We have been told that each person is an individual with many personal freedoms, and indeed, in a world like that, we are inconveniencing others when we ask something of them. We are asking for them to ‘opt in’ to participating in community with us. And they can say no. They can say nothing, because not engaging is the default.
I was walking down second street yesterday and multiple people approached me or offered words as I passed by. Due to my inexperience, my social insecurity, my discomfort with my existence in my own hometown, every interaction felt suspect. I could not register the words that were spoken. I could not see the faces of my neighbors. I did what my father had taught me, what my body does on its own without my control now: I just avoided eye contact, dissociated, and did not return words. Sometimes I come out of Fight, Flight, or Freeze soon enough to realize what they said to me, but never soon enough to respond. My face feels hot thinking about the number of times someone has wished me good morning, or said I looked nice, or asked how I was feeling, and they were met with a blank face, evasive eyes, and a quick walk right by. But for every dozen people like that, it feels like there is the one person who might have been trying to fight me, the one person who might have been trying to bait me, the person who called me a fag, the two people that harassed me, and the six people I still don’t understand and was too embarrassed and stressed to ask them to repeat themselves a third time. I butchered a joke so badly for one poor guy I don’t think he’ll ever tell a stranger they “dropped their pocket” again.
When I told my brother about this he told me we should start going to the gym again. He was surprised when I told him that wasn’t my point. I don’t want to strive to be more capable of violence, to send the message to others I see that I’m not a person that should be messed with, in the hopes that this might increase my confidence and ability to engage. I want to get better and more confident at engaging in my community, and that’s typically easier when you aren’t brandishing a gun or treating everyone like a prospective threat. I am given dozens of chances to engage in my community, and I am so conditioned to expect the worst I can’t handle our best. My emotional reactions discourage others from trying to be friendly in the future. When I act like an NPC, a robot in my community, we all see less of humanity.

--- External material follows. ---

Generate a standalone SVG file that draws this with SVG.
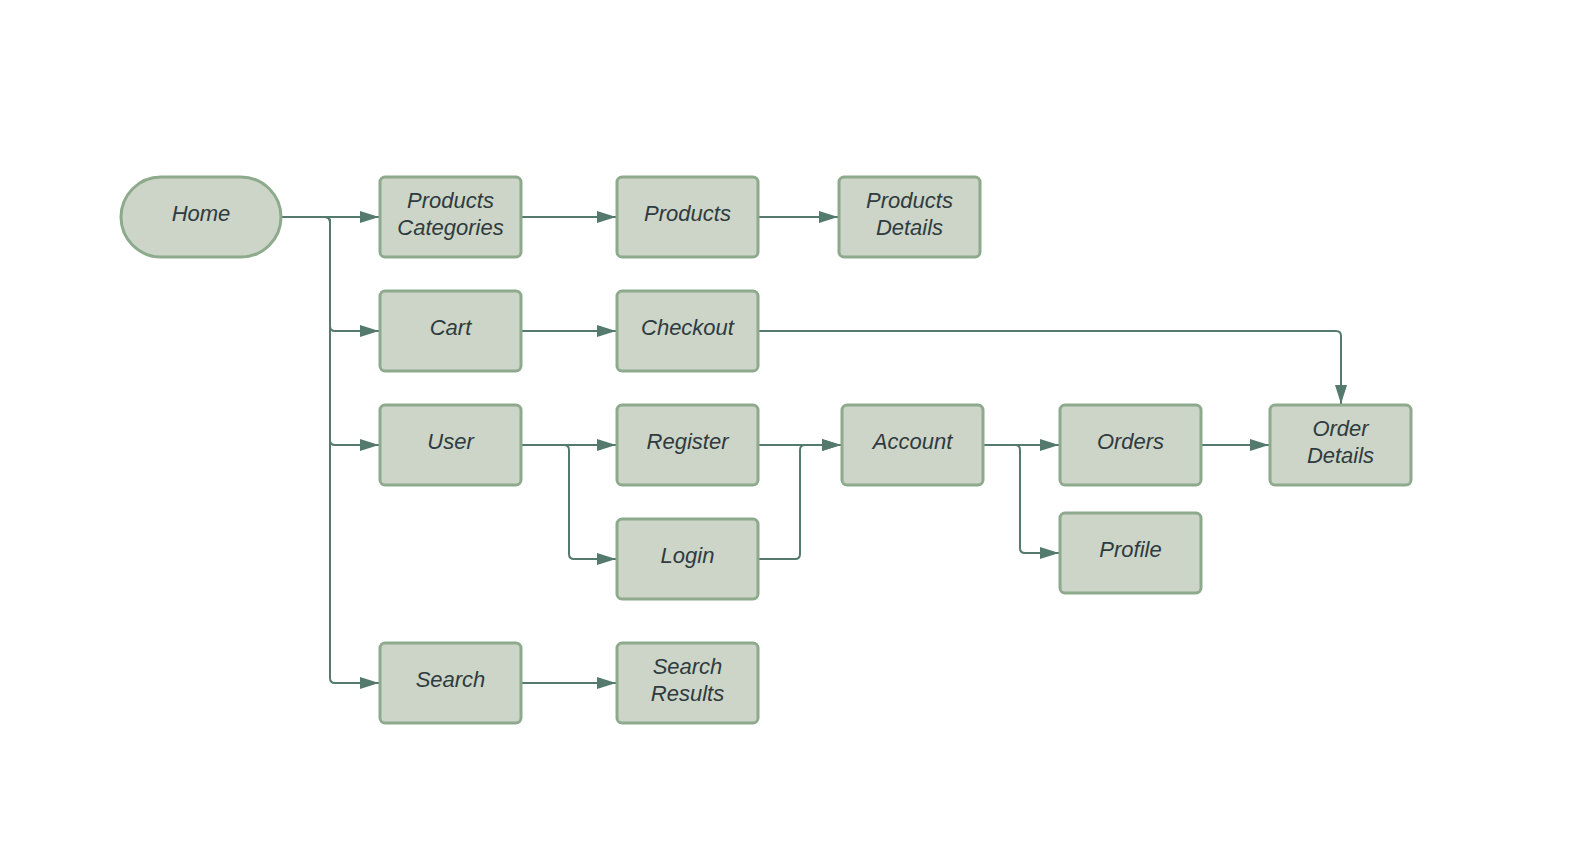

These behaviors didn’t come from nowhere. I live in a neighborhood that is enclosed on two sides. The people who own houses in my neighborhood wanted it to feel nicer, and stopped plans to develop the streets in favor of keeping the woods surrounding it. They wanted to preserve the value of their homes, and this goes hand in hand with making it less accessible. There used to be an easier way out on the main street connection: a bus route that took fourth street all the way to my house, but it disappeared before I was old enough to use it myself.